Here it is again : suppose, you "know" that the given statement is true for \(n=k+1\), whenever it is true for \(n=k\). is that sufficient to claim that the given statement is true for all integers : \(n=1,2,3,\ldots\) ?
no?
why no ?
honestly idk
if you know that the statement is true for \(n=k+1\), whenever it is true for \(n=k\). that essentially means the statement is true for ALL positive integers if you could establish it for \(n=1\)
because, once you know that it is true for \(n=1\), it follows that it must be true for \(n=1+1=2\)
after you know that it is true for \(n=2\), it follows that it must be true for \(n=2+1=3\)

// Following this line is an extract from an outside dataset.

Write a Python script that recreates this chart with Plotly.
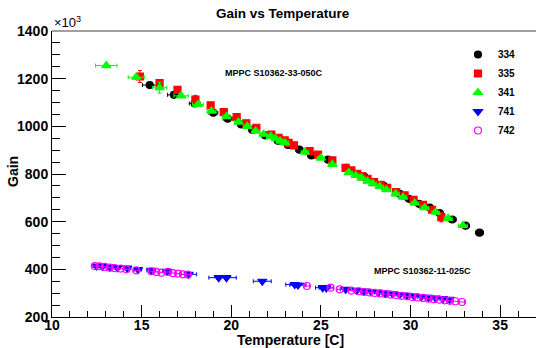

after you know that it is true for \(n=3\), it follows that it must be true for \(n=3+1=4\)
see the pattern ? it follows that it must be true for ALL integers greater than 1
ok i understand that
So all we need to do is to establish two things : 1) the statement is true for \(n=1\) 2) the statement is true for \(n=k+1\), whenever it is true for \(n=k\)
then by the previous induction patter, it will follow that the statement is true for ALL integers greater than 1
You have already proven that the statement is true for \(n=1\) so lets look at the second step
ok so what im doing is plugging in k+1?
Suppose the statement is true \(n=k\), then we have : \[8 + 16 + 24 + ... + 8k = 4k(k + 1)\]
add \(\color{red}{8(k+1)} \) both sides and get : \[8 + 16 + 24 + ... + 8k \color{red}{+ 8(k+1)} = 4k(k + 1)\color{red}{+ 8(k+1)} \]
factoring out 4(k+1) on right hand side, do we get : \[8 + 16 + 24 + ... + 8k \color{red}{+ 8(k+1)} = 4(k + 1)(k+2) \] ?
i'm sorry but all those parenthesis kinda confuses me.... O.O
thats okay, take ur time
i'm sorry but can you type it a bit more differently?.... is this what you're saying? 8+16+24+...+8k+8(k+1) = 4(k+1)(k+2)
Yes, is there any issue with latex ?
is it getting displayed like below on ur side ? https://i.gyazo.com/70406dea3fd312ded38a25e3f30da15b.png
its coming out like this: \[8 + 16 + 24 + ... + 8k \color{red}{+ 8(k+1)} = 4(k + 1)(k+2) \]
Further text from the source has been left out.